Configuration¶
The pipeline is configured using two config files, samples.tsv
and
config.yaml
. The samples.tsv
file defines the input samples,
together with the paths to the respective source files. The config.yaml
file provides detailed configuration options for the different
steps of the pipeline.
Sample definition¶
The sample definition file is a tab-separated file that lists the samples that are to be processed by the pipeline. Each row represents a single set of (paired-end) fastq files for a given sample on a given lane. As such, samples that have been sequenced on multiple lanes with typically span multiple rows that share the same sample ID.
For example, a single sample sequenced over two lanes would be described as follows:
sample lane fastq1 fastq2
S1 L001 S1.L001.R1.fastq.gz S1.L001.R2.fastq.gz
S1 L002 S1.L002.R1.fastq.gz S1.L002.R2.fastq.gz
The fastq1
and fastq2
columns should contain paths to the input files
of each of the pairs, which are expected to be fastq files. These paths can
either be provided as local relative/absolute paths, or as remote http/ftp urls.

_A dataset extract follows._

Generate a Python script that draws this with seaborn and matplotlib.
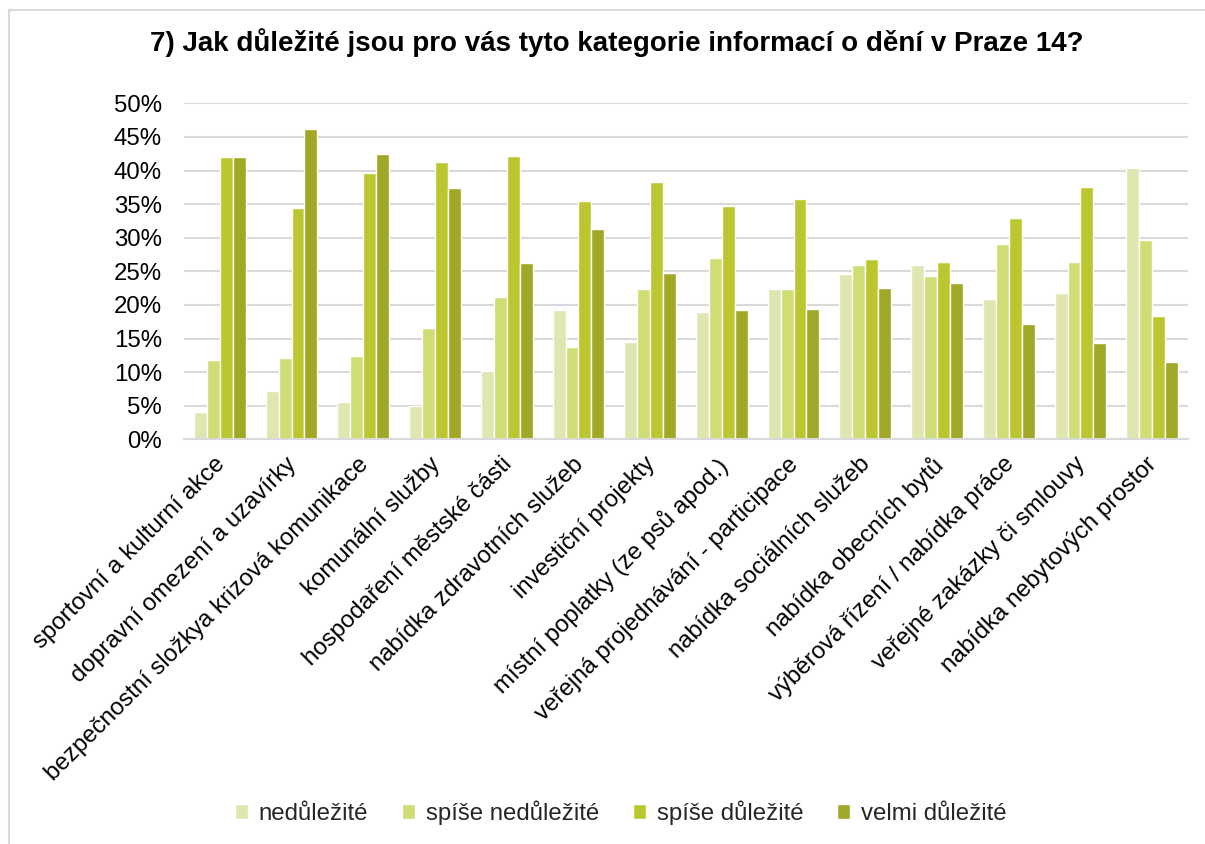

Note that relative file paths are taken relative to the input directory
defined in the configuration file (see below for more details), if specified.
The lane
column is used to distinguish sequencing data from the same sample
that has been sequenced in different lanes. This column can be filled with
dummy values (i.e. L999) if lane information is not available and samples
were sequenced on a single lane.
Pipeline configuration¶
The individual steps of the pipeline are configured using the config.yaml
file. This config file contains three different sections, which define
general pipeline options, options for the inputs and options for each
specific rule, respectively.
General options¶
The general section defines several options regarding the high-level behavior
of the pipeline. The section currently defines a single option pdx
, which
determines whether the ‘standard’ or PDX version of the workflow is run:
################################################################################
# Pipeline options #
################################################################################
options:
pdx: False
Note that a host index should be supplied for the bwa
rule (using the
index_host
option, see rule options below for more details) when running
the PDX workflow.
Input options¶
The input section defines several options regarding the handling of the input files:
################################################################################
# Input configuration #
################################################################################
input:
# Optional: input directory to use for fastq files (for local input files).
dir: 'input'
# Optional: configuration to use for remote (FTP) input files.
# ftp:
# username: 'user'
# password: 'pass'
Here, dir
is an optional value that defines the directory containing
the input files. If given, file paths provided in samples.tsv
are
sought relative to this directory. Its value is ignored if http/ftp urls
are used for the inputs.
The ftp
section defines the username/password to use when downloading
samples over an ftp connection. These values can be omitted when downloading
files from an anonymous ftp server.
Rule options¶
The rule section provides detailed configuration options for the different
rule of the workflow. In general, each rule has a set of configurable options
under the same name as the step itself. The options themselves are specific for
each step and the corresponding tool, but each step typically has an extra
option, which allows you to pass arbitrary arguments to the underlying tool.
################################################################################
# Rule configuration #
################################################################################
#### General/shared rules ####
cutadapt:
# Example trims Illumina Truseq PE adapters, removes low quality bases and
# drops any mates with either read shorter than 60bp after trimming.
extra: >-
-a AGATCGGAAGAGCACACGTCTGAACTCCAGTCAC
-A AGATCGGAAGAGCGTCGTGTAGGGAAAGAGTGTAGATCTCGGTGGTCGCCGTATCATT
-q 20
--minimum-length 60
fastqc:
extra: ''
bwa:
index: '/path/to/index'
# Host genome index, only required for PDX samples. If used,
# index (above) should refer to the graft genome index.
index_host: '/path/to/host_index'
# Read group information (which is critical for many downstream steps).
# Replace 'CENTRE' with the name of your company/institute.
readgroup: "\"@RG\\tID:{sample}.{lane}\\tSM:{sample}\\tLB:{sample}\\t\
PU:{sample}.{lane}\\tPL:ILLUMINA\\tCN:CENTRE\""
extra: '-M'
sort_extra: ''
threads: 5
samtools_merge:
extra: ''
threads: 5
picard_mark_duplicates:
extra: >-
-XX:ParallelGCThreads=5
VALIDATION_STRINGENCY=LENIENT
picard_collect_hs_metrics:
reference: 'input/genome.fa'
bait_intervals: 'input/capture.intervals'
target_intervals: 'input/capture.intervals'
extra: '-Xmx4g'
multiqc:
extra: ''
#### PDX-specific rules ####
disambiguate:
extra: ''
sambamba_sort:
extra: ''
threads: 5
Note that this section is divided into two sub-sections: general and PDX-specific. The PDX-specific section contains additional options for rules that are only used in the PDX workflow.